--- START ---

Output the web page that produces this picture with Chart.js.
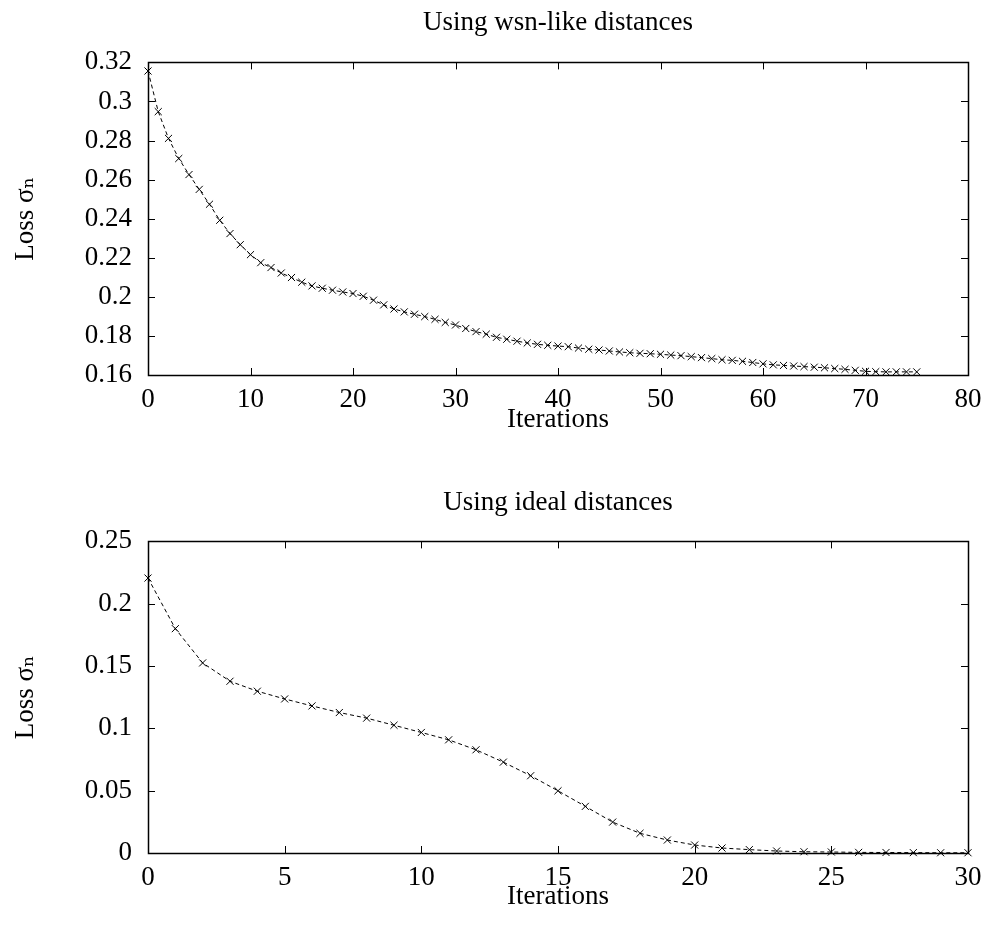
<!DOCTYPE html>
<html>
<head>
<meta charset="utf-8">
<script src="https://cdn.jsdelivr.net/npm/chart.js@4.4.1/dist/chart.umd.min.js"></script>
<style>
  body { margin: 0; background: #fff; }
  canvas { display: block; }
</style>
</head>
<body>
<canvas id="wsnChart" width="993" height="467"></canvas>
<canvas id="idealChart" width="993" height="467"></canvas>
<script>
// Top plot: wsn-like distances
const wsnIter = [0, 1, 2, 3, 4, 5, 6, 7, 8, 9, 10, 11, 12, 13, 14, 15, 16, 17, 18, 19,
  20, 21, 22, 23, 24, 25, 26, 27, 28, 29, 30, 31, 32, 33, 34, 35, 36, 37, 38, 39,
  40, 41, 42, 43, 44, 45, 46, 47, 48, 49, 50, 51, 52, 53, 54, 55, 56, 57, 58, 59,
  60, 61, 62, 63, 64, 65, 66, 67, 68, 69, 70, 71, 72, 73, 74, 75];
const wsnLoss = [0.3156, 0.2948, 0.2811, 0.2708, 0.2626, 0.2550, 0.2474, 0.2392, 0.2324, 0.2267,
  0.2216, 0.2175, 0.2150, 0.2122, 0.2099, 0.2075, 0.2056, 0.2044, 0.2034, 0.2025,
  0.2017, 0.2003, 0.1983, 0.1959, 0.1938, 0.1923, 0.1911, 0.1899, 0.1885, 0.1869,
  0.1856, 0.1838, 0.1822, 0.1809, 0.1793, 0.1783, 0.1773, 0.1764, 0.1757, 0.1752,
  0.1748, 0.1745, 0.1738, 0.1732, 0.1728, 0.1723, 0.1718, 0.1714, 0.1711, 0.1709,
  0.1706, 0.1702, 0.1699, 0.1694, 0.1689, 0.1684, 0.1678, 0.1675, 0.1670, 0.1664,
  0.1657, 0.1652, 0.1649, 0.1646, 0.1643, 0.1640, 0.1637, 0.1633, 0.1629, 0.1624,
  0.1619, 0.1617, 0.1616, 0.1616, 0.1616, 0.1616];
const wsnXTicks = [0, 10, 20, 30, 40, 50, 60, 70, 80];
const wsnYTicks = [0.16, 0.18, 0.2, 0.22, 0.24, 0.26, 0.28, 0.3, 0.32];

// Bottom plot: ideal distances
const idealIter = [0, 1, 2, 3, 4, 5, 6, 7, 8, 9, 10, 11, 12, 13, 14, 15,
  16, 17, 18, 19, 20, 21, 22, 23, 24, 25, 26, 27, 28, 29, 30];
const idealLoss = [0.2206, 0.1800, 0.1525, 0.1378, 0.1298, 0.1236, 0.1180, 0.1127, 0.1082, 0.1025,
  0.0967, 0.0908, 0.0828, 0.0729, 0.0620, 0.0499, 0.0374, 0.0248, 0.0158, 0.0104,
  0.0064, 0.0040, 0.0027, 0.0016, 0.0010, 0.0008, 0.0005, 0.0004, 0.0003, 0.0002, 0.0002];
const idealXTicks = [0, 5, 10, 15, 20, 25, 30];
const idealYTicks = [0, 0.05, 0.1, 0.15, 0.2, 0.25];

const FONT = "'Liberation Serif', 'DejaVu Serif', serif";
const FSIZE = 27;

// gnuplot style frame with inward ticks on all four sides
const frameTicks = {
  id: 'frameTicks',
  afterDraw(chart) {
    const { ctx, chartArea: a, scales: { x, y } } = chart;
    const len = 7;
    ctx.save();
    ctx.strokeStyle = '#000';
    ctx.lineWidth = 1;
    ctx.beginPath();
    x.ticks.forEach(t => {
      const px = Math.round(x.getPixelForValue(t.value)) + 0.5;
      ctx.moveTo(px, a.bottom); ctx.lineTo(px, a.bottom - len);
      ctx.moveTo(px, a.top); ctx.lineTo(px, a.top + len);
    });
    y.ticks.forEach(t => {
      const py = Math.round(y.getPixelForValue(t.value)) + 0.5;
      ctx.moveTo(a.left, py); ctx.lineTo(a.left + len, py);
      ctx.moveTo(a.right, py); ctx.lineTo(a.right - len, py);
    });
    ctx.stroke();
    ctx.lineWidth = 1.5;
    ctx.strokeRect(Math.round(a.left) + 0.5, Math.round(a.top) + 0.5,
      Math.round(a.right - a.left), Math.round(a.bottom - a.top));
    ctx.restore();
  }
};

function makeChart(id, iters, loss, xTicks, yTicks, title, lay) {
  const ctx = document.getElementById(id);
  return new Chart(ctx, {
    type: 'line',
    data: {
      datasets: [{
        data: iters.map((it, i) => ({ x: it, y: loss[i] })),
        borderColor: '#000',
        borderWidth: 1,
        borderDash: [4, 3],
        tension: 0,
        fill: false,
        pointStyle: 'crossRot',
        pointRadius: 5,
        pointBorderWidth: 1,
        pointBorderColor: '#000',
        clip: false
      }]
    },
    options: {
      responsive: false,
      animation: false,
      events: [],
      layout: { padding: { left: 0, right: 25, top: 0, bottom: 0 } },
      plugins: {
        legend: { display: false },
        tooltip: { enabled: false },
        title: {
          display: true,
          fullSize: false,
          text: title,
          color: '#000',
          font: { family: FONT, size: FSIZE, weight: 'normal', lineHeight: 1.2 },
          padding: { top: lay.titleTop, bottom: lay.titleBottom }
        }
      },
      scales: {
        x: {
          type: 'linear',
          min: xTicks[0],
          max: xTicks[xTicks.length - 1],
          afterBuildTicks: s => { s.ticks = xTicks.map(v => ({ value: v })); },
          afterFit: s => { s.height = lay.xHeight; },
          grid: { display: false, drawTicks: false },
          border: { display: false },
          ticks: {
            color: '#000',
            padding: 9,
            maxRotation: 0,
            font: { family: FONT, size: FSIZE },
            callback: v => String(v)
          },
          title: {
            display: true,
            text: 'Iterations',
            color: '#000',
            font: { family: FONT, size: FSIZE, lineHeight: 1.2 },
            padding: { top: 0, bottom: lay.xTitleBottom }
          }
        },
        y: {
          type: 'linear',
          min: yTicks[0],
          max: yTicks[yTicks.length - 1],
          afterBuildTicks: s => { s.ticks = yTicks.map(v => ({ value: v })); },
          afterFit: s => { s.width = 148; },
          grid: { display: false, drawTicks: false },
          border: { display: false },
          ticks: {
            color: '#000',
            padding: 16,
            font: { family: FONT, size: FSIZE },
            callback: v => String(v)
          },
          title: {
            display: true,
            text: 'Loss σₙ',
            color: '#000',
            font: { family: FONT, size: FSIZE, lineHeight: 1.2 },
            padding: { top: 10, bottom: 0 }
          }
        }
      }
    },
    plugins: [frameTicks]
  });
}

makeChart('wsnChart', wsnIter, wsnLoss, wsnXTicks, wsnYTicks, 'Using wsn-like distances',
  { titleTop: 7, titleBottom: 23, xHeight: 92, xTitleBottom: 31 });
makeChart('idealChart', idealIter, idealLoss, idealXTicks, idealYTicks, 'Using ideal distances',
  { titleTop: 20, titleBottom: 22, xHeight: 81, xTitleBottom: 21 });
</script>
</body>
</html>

--- END ---

§ **Directive**
Exclude the pictures. Write out the remaining data exactly.

§ **Result for this exercise**
Output the web page that produces this picture with Chart.js.
<!DOCTYPE html>
<html>
<head>
<meta charset="utf-8">
<script src="https://cdn.jsdelivr.net/npm/chart.js@4.4.1/dist/chart.umd.min.js"></script>
<style>
  body { margin: 0; background: #fff; }
  canvas { display: block; }
</style>
</head>
<body>
<canvas id="wsnChart" width="993" height="467"></canvas>
<canvas id="idealChart" width="993" height="467"></canvas>
<script>
// Top plot: wsn-like distances
const wsnIter = [0, 1, 2, 3, 4, 5, 6, 7, 8, 9, 10, 11, 12, 13, 14, 15, 16, 17, 18, 19,
  20, 21, 22, 23, 24, 25, 26, 27, 28, 29, 30, 31, 32, 33, 34, 35, 36, 37, 38, 39,
  40, 41, 42, 43, 44, 45, 46, 47, 48, 49, 50, 51, 52, 53, 54, 55, 56, 57, 58, 59,
  60, 61, 62, 63, 64, 65, 66, 67, 68, 69, 70, 71, 72, 73, 74, 75];
const wsnLoss = [0.3156, 0.2948, 0.2811, 0.2708, 0.2626, 0.2550, 0.2474, 0.2392, 0.2324, 0.2267,
  0.2216, 0.2175, 0.2150, 0.2122, 0.2099, 0.2075, 0.2056, 0.2044, 0.2034, 0.2025,
  0.2017, 0.2003, 0.1983, 0.1959, 0.1938, 0.1923, 0.1911, 0.1899, 0.1885, 0.1869,
  0.1856, 0.1838, 0.1822, 0.1809, 0.1793, 0.1783, 0.1773, 0.1764, 0.1757, 0.1752,
  0.1748, 0.1745, 0.1738, 0.1732, 0.1728, 0.1723, 0.1718, 0.1714, 0.1711, 0.1709,
  0.1706, 0.1702, 0.1699, 0.1694, 0.1689, 0.1684, 0.1678, 0.1675, 0.1670, 0.1664,
  0.1657, 0.1652, 0.1649, 0.1646, 0.1643, 0.1640, 0.1637, 0.1633, 0.1629, 0.1624,
  0.1619, 0.1617, 0.1616, 0.1616, 0.1616, 0.1616];
const wsnXTicks = [0, 10, 20, 30, 40, 50, 60, 70, 80];
const wsnYTicks = [0.16, 0.18, 0.2, 0.22, 0.24, 0.26, 0.28, 0.3, 0.32];

// Bottom plot: ideal distances
const idealIter = [0, 1, 2, 3, 4, 5, 6, 7, 8, 9, 10, 11, 12, 13, 14, 15,
  16, 17, 18, 19, 20, 21, 22, 23, 24, 25, 26, 27, 28, 29, 30];
const idealLoss = [0.2206, 0.1800, 0.1525, 0.1378, 0.1298, 0.1236, 0.1180, 0.1127, 0.1082, 0.1025,
  0.0967, 0.0908, 0.0828, 0.0729, 0.0620, 0.0499, 0.0374, 0.0248, 0.0158, 0.0104,
  0.0064, 0.0040, 0.0027, 0.0016, 0.0010, 0.0008, 0.0005, 0.0004, 0.0003, 0.0002, 0.0002];
const idealXTicks = [0, 5, 10, 15, 20, 25, 30];
const idealYTicks = [0, 0.05, 0.1, 0.15, 0.2, 0.25];

const FONT = "'Liberation Serif', 'DejaVu Serif', serif";
const FSIZE = 27;

// gnuplot style frame with inward ticks on all four sides
const frameTicks = {
  id: 'frameTicks',
  afterDraw(chart) {
    const { ctx, chartArea: a, scales: { x, y } } = chart;
    const len = 7;
    ctx.save();
    ctx.strokeStyle = '#000';
    ctx.lineWidth = 1;
    ctx.beginPath();
    x.ticks.forEach(t => {
      const px = Math.round(x.getPixelForValue(t.value)) + 0.5;
      ctx.moveTo(px, a.bottom); ctx.lineTo(px, a.bottom - len);
      ctx.moveTo(px, a.top); ctx.lineTo(px, a.top + len);
    });
    y.ticks.forEach(t => {
      const py = Math.round(y.getPixelForValue(t.value)) + 0.5;
      ctx.moveTo(a.left, py); ctx.lineTo(a.left + len, py);
      ctx.moveTo(a.right, py); ctx.lineTo(a.right - len, py);
    });
    ctx.stroke();
    ctx.lineWidth = 1.5;
    ctx.strokeRect(Math.round(a.left) + 0.5, Math.round(a.top) + 0.5,
      Math.round(a.right - a.left), Math.round(a.bottom - a.top));
    ctx.restore();
  }
};

function makeChart(id, iters, loss, xTicks, yTicks, title, lay) {
  const ctx = document.getElementById(id);
  return new Chart(ctx, {
    type: 'line',
    data: {
      datasets: [{
        data: iters.map((it, i) => ({ x: it, y: loss[i] })),
        borderColor: '#000',
        borderWidth: 1,
        borderDash: [4, 3],
        tension: 0,
        fill: false,
        pointStyle: 'crossRot',
        pointRadius: 5,
        pointBorderWidth: 1,
        pointBorderColor: '#000',
        clip: false
      }]
    },
    options: {
      responsive: false,
      animation: false,
      events: [],
      layout: { padding: { left: 0, right: 25, top: 0, bottom: 0 } },
      plugins: {
        legend: { display: false },
        tooltip: { enabled: false },
        title: {
          display: true,
          fullSize: false,
          text: title,
          color: '#000',
          font: { family: FONT, size: FSIZE, weight: 'normal', lineHeight: 1.2 },
          padding: { top: lay.titleTop, bottom: lay.titleBottom }
        }
      },
      scales: {
        x: {
          type: 'linear',
          min: xTicks[0],
          max: xTicks[xTicks.length - 1],
          afterBuildTicks: s => { s.ticks = xTicks.map(v => ({ value: v })); },
          afterFit: s => { s.height = lay.xHeight; },
          grid: { display: false, drawTicks: false },
          border: { display: false },
          ticks: {
            color: '#000',
            padding: 9,
            maxRotation: 0,
            font: { family: FONT, size: FSIZE },
            callback: v => String(v)
          },
          title: {
            display: true,
            text: 'Iterations',
            color: '#000',
            font: { family: FONT, size: FSIZE, lineHeight: 1.2 },
            padding: { top: 0, bottom: lay.xTitleBottom }
          }
        },
        y: {
          type: 'linear',
          min: yTicks[0],
          max: yTicks[yTicks.length - 1],
          afterBuildTicks: s => { s.ticks = yTicks.map(v => ({ value: v })); },
          afterFit: s => { s.width = 148; },
          grid: { display: false, drawTicks: false },
          border: { display: false },
          ticks: {
            color: '#000',
            padding: 16,
            font: { family: FONT, size: FSIZE },
            callback: v => String(v)
          },
          title: {
            display: true,
            text: 'Loss σₙ',
            color: '#000',
            font: { family: FONT, size: FSIZE, lineHeight: 1.2 },
            padding: { top: 10, bottom: 0 }
          }
        }
      }
    },
    plugins: [frameTicks]
  });
}

makeChart('wsnChart', wsnIter, wsnLoss, wsnXTicks, wsnYTicks, 'Using wsn-like distances',
  { titleTop: 7, titleBottom: 23, xHeight: 92, xTitleBottom: 31 });
makeChart('idealChart', idealIter, idealLoss, idealXTicks, idealYTicks, 'Using ideal distances',
  { titleTop: 20, titleBottom: 22, xHeight: 81, xTitleBottom: 21 });
</script>
</body>
</html>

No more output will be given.